The Faculty Budget Committee recommended and the Board of Trustees approved a 6% faculty salary raise last month to ensure the retention of Lewis & Clark College’s current professors and the hiring of new, high-quality faculty members.
The Committee determined that a raise was needed because current faculty salaries are in the bottom quartile of “comparable schools”.
“There were many faculty committees before ex-President Mooney was President,” said Faculty Budget Committee Chair and Economics Professor Martin Hart-Lansberg, “But President Mooney dissolved many faculty committees in order to acheive greater adminstrative control”. As a result, there was no uniform budget policy during Mr. Mooney’s tenure. Salaries for professors fluctuated year to year, often barely above the consumer price index, or CPI.
But last year the Faculty Budget Committee was reinstated, in order to give budgetary advice on a range of finiancial issues, including salaries, building costs, and student aid to the administration. The committee has five voting faculty members, and to two ex-oficio, or non-voting members. They are Denis Ransmeier, Vice President for Business & Finance/Treasurer, and Julio de Paula, Dean of the College of Arts & Sciences., who make reccomendations to the Dean and the President of the College.
There is a complicated but scientific process for determining what constitutes a comparable institution to Lewis & Clark College. Jay Beaman, Director of Institutional Research, first developed a list of all private, co-ed, liberal arts colleges of between 1000-5000 undergraduate students in America. He then narrowed the list further to those schools with comparable majors and per student endowments. The result was a list of 36 schools that includes University of Puget Sound, Reed, Whitman, Willamette, and Occidental. For the salaries of full professors, associate professors, and assistant professors, LC was in the bottom quartile.

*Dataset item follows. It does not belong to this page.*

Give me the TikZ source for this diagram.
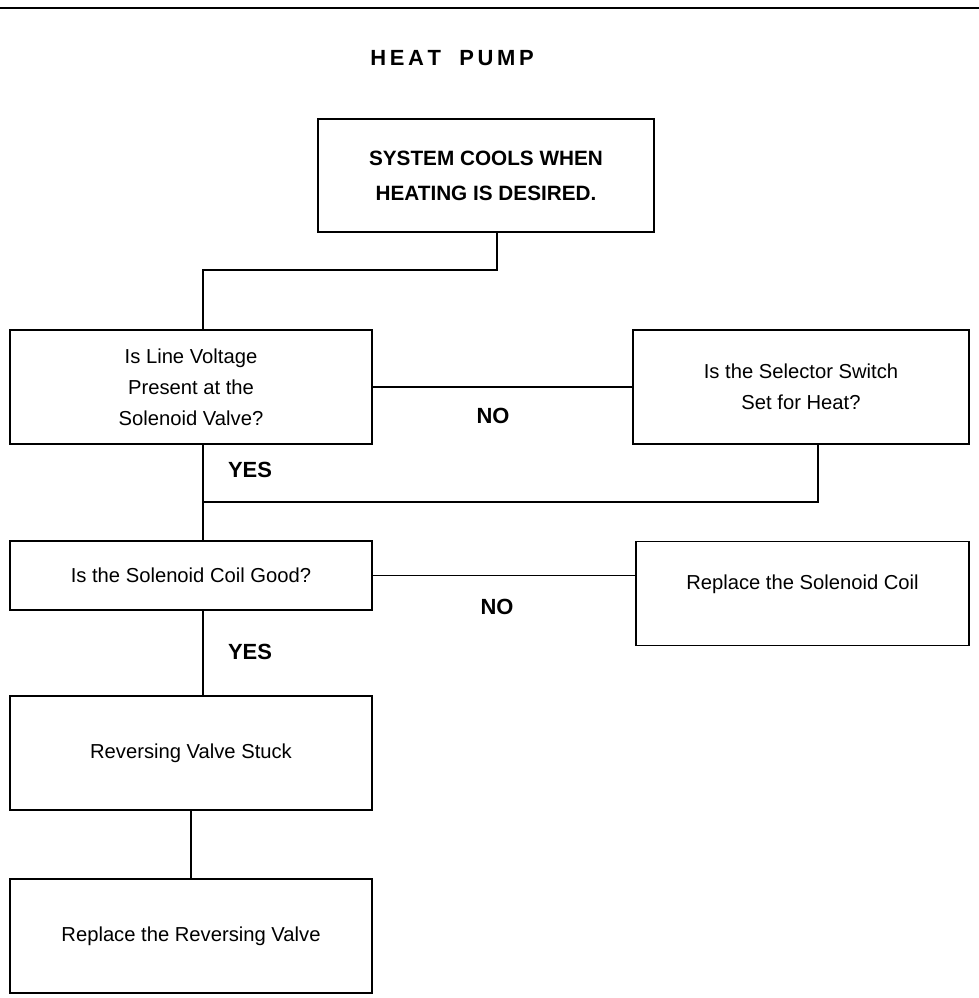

The adminstration seems to agree. Julio de Paula said, “The goal is to raise the academic quality on campus, and it’s not just on the back of students”. The administration is working to increase financial aide to current students to help deal with rising costs and to increase below average alumni giving. He also pointed out that student tutition was still lower than the median of the 36 “comparable schools”.
Dean de Paula also talked about some of the other costs that were increasing here at Lewis & Clark. He pointed out that energy costs have been rising year to year, leading to a need for energy conservation and capital investments, like LEED-certified buildings that use lower amounts of energy. Energy is an example of a cost that is increasing at a much higher rate that CPI inflation, which is why the cost of tutition is as well.
Health care is also a rising cost. The administration has been looking at ways to reduce costs in this area, while still ensuring good health-care for faculty and staff here on campus. The school recently stopped allowing EPO health-care plans, which gave faculty many health care options but also raised financial cost for the insitution. Instead, the school will be offering PPO and HMO (Kaiser) health-care plans.
Some faculty are not happy about the changes in health care plans by the administration.
“Personally, the deletion of the EPO plan is a disaster”, said Stepan Simek, Assistant Professor of Theatre, “the out-of-pocket expenses are exorbiant.” He explained that with two sons, it would be difficult for him to provide affordable, quality health care for his family under either of the new plans.
Joyce Beeny, an Adminstrative Secretary at the Theater Department, agreed.
“This is a drastic change in coverage, in out-of-pocket expenses annually,” she said. She added that she understood that health care costs were rising dramatically here and throughout the country, but wished that it didn’t have to result in such a financial burden for her and other faculty and staff here on campus.